--- BEGIN RAW DATA ---
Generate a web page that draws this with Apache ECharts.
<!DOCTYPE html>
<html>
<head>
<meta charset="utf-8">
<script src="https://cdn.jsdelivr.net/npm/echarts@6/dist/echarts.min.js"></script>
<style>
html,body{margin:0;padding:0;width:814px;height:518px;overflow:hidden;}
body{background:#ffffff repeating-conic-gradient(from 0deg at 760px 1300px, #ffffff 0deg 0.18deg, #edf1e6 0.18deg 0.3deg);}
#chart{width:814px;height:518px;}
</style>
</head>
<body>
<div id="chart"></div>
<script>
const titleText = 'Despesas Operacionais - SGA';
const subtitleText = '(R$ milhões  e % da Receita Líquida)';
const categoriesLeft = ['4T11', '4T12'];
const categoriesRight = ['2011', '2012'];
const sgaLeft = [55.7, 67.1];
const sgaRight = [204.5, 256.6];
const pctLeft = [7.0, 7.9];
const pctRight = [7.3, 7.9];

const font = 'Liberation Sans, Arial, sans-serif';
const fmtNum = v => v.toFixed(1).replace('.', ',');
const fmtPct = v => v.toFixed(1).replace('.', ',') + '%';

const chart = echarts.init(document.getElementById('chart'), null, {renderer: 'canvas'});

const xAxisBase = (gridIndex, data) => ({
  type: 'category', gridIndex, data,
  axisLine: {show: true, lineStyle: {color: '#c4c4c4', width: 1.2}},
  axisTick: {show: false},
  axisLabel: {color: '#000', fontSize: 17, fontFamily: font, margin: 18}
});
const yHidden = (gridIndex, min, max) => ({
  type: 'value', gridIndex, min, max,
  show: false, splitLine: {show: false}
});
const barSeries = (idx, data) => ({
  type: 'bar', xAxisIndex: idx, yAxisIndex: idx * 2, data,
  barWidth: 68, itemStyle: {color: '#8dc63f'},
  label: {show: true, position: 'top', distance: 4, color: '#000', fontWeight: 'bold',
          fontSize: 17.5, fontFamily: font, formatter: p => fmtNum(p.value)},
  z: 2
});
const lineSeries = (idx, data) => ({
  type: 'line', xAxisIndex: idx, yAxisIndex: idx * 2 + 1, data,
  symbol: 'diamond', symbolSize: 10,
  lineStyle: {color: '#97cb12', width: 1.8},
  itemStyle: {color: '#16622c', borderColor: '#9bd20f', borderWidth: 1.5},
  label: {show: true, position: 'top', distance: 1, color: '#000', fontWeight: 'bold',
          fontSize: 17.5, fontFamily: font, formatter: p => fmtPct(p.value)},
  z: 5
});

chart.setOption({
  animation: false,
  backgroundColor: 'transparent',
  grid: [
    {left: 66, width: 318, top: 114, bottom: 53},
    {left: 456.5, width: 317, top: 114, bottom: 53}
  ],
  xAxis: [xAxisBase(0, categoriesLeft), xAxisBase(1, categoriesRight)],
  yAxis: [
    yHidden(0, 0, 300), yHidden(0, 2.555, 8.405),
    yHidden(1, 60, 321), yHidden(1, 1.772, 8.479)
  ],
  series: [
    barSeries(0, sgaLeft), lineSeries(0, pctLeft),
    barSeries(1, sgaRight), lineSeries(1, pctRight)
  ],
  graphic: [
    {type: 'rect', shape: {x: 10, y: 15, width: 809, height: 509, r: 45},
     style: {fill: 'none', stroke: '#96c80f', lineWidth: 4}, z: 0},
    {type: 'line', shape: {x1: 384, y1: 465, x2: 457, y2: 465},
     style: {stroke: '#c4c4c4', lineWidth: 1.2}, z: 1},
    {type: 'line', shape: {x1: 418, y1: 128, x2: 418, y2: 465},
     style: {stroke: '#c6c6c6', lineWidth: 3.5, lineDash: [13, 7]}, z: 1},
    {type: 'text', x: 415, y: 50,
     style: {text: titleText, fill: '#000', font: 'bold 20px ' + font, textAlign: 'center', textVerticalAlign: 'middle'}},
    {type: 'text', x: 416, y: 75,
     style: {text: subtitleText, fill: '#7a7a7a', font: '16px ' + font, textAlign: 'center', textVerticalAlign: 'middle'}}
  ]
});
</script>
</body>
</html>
--- END RAW DATA ---
--- BEGIN RAW DATA ---
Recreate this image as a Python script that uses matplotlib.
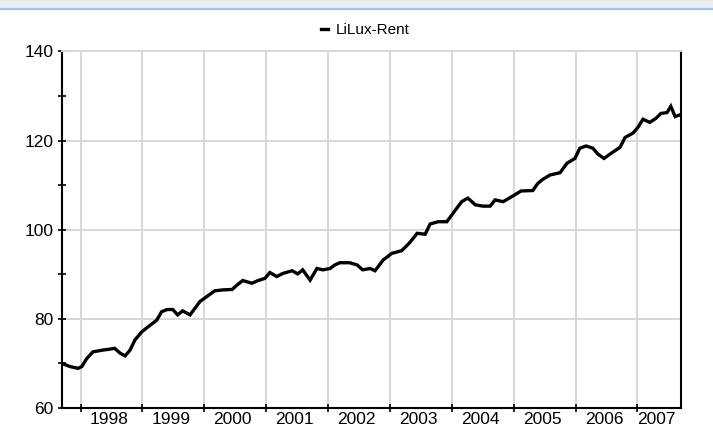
--- END RAW DATA ---
--- BEGIN RAW DATA ---
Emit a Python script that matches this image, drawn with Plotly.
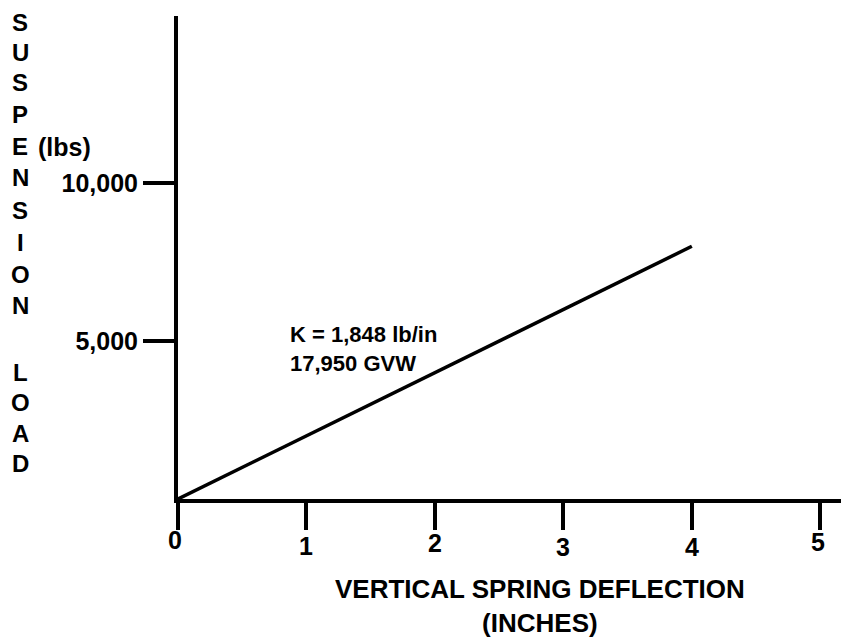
--- END RAW DATA ---
**GIVEN REQUEST:**
Go through the listing above and return every line where the word "with" occurs.

**RESPONSE:**
Generate a web page that draws this with Apache ECharts.
Emit a Python script that matches this image, drawn with Plotly.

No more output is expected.